GIVEN REQUEST >> Your copy should be exact, beginning at the line containing "Output the Python" and ending at the line containing "import seaborn as sns", with both lines kept and every picture dropped.

# # # #

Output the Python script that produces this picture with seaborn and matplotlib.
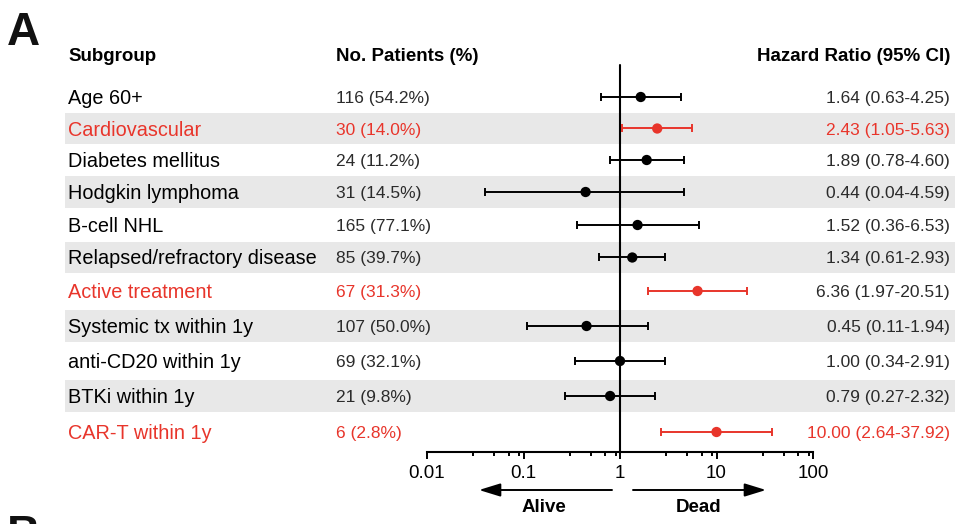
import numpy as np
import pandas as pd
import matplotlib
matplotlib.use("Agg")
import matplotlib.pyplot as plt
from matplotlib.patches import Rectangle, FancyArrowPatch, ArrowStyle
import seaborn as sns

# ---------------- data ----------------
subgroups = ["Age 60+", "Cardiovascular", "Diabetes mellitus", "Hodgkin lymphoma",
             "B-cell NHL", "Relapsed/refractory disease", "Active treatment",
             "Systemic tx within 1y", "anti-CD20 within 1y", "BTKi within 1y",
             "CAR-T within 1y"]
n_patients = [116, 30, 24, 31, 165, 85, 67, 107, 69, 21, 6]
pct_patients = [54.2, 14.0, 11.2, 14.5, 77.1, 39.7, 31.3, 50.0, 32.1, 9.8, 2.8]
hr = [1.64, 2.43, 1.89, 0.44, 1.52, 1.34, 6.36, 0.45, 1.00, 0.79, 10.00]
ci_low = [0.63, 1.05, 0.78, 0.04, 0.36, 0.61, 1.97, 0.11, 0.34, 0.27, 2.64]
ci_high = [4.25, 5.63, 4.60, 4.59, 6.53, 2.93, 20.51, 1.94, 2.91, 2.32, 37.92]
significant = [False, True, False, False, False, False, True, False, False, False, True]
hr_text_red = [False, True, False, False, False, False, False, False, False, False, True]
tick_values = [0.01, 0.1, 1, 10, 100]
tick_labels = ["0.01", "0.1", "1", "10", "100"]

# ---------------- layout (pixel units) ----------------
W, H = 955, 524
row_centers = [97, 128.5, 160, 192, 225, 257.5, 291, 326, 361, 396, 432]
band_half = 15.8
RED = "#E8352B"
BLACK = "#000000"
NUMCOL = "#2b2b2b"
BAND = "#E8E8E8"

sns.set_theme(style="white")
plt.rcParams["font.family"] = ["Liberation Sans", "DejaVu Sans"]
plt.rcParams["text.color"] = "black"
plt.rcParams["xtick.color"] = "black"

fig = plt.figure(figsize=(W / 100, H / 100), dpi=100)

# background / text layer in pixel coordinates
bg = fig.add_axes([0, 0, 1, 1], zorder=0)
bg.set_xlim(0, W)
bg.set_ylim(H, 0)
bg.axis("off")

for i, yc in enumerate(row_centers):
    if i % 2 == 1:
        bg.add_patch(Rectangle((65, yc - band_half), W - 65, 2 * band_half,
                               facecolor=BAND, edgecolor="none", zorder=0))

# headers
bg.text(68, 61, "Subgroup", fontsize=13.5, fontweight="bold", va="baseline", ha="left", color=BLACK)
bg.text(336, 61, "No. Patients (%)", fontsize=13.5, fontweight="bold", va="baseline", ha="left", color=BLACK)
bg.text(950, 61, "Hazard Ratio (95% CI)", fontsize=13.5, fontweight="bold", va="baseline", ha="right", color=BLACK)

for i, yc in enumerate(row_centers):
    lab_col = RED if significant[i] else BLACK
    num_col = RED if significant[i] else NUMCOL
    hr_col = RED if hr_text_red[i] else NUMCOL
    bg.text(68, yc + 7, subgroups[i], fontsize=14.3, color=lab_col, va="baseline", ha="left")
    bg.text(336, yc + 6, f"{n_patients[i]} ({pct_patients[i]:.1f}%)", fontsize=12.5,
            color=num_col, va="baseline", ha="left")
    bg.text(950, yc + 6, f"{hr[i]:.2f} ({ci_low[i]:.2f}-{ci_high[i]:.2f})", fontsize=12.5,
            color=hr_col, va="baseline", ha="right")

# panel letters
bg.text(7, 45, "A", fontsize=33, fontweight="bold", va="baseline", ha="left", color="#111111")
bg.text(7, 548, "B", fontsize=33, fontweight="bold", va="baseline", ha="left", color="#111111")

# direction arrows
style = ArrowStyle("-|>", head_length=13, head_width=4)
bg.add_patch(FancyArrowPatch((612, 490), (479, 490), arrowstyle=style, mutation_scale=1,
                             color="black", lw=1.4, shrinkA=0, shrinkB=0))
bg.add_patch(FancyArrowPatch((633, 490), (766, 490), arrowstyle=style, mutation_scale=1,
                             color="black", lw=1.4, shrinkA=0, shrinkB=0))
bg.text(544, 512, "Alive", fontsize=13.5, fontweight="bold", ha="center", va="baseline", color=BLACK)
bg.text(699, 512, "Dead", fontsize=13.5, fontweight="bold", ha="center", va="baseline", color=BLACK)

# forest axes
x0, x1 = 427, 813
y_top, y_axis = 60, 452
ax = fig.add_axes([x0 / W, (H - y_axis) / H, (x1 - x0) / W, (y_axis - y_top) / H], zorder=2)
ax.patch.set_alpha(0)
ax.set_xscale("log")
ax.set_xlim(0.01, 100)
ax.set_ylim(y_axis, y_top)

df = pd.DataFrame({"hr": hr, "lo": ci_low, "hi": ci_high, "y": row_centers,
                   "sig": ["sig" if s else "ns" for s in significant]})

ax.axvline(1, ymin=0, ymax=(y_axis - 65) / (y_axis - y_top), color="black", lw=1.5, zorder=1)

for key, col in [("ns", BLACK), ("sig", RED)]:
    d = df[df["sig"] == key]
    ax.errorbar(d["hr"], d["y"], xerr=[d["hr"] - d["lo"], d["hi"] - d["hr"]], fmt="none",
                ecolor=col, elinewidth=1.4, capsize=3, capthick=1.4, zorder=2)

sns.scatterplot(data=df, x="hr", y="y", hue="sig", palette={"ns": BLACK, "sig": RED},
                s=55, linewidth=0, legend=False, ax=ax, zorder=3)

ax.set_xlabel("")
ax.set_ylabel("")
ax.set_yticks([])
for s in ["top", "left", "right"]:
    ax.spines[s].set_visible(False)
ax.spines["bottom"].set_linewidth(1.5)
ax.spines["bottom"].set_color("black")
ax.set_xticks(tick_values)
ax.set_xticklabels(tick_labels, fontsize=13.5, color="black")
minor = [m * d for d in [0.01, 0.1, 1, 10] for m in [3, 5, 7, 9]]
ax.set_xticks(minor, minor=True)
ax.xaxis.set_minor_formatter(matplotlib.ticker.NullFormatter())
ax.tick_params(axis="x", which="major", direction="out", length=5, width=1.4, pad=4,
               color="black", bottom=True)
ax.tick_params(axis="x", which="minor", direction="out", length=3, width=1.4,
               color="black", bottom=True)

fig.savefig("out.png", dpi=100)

# # # #

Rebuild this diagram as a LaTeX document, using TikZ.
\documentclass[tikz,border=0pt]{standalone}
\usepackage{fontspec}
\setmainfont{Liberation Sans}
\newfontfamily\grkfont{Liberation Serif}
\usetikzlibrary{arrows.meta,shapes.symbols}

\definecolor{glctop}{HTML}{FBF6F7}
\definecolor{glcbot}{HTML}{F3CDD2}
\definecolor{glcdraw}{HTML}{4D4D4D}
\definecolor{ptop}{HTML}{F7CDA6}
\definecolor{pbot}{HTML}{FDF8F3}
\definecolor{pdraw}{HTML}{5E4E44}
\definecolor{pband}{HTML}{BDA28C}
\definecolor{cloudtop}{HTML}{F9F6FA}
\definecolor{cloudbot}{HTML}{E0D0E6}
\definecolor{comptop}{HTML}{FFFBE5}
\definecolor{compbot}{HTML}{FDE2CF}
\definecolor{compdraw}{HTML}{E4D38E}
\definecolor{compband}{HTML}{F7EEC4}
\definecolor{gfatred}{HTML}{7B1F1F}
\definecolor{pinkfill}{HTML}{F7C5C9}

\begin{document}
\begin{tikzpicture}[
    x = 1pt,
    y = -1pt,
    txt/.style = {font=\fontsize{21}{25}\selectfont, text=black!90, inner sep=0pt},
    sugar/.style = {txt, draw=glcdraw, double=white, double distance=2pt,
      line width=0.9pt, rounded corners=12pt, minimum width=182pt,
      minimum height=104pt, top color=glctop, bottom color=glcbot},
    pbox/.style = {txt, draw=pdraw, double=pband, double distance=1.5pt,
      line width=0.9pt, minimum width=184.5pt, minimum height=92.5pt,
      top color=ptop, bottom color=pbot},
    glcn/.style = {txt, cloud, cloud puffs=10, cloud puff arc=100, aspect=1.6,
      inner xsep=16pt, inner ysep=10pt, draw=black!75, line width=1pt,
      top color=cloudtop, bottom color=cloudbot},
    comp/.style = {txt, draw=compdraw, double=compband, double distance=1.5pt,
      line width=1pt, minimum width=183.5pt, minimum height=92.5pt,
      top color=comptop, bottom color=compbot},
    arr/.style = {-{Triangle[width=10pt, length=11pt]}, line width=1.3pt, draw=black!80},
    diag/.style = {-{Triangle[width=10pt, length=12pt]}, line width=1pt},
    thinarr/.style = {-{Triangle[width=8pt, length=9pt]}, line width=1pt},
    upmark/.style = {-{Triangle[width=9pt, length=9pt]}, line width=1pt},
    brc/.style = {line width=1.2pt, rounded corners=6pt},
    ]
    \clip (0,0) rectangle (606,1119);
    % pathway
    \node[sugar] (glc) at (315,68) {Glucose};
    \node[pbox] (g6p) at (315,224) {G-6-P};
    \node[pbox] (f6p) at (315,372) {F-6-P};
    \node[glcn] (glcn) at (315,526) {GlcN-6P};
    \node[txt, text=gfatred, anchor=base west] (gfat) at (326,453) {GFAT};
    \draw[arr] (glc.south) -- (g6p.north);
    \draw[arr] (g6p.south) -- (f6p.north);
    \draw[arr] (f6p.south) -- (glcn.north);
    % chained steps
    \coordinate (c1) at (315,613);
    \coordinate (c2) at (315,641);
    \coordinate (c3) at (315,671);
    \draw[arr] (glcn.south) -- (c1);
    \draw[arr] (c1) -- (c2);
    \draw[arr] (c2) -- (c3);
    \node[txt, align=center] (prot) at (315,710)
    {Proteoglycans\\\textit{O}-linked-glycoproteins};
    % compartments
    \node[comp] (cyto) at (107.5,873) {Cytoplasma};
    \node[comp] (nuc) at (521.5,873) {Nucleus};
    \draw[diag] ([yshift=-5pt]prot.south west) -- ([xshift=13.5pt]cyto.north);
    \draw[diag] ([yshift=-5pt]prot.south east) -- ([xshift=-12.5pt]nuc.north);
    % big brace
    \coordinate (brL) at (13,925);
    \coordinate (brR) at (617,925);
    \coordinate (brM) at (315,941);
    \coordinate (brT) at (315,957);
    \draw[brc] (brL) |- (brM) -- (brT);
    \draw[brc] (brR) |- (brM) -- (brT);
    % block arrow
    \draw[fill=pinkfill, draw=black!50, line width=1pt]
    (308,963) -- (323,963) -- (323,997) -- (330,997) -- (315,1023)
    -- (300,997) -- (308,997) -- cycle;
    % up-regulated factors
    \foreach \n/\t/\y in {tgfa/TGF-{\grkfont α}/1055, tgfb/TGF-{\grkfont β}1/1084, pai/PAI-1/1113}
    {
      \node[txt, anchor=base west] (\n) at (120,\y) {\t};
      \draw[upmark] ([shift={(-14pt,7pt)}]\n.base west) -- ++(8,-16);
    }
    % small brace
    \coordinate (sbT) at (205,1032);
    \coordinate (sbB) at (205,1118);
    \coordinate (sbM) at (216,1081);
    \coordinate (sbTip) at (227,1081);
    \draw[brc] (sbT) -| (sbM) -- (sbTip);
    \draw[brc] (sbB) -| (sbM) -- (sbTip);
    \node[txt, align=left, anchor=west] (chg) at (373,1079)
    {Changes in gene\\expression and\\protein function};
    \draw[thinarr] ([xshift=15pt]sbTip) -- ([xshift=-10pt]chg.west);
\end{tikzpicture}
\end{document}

# # # #

THE OUTPUT >>
Output the Python script that produces this picture with seaborn and matplotlib.
import numpy as np
import pandas as pd
import matplotlib
matplotlib.use("Agg")
import matplotlib.pyplot as plt
from matplotlib.patches import Rectangle, FancyArrowPatch, ArrowStyle
import seaborn as sns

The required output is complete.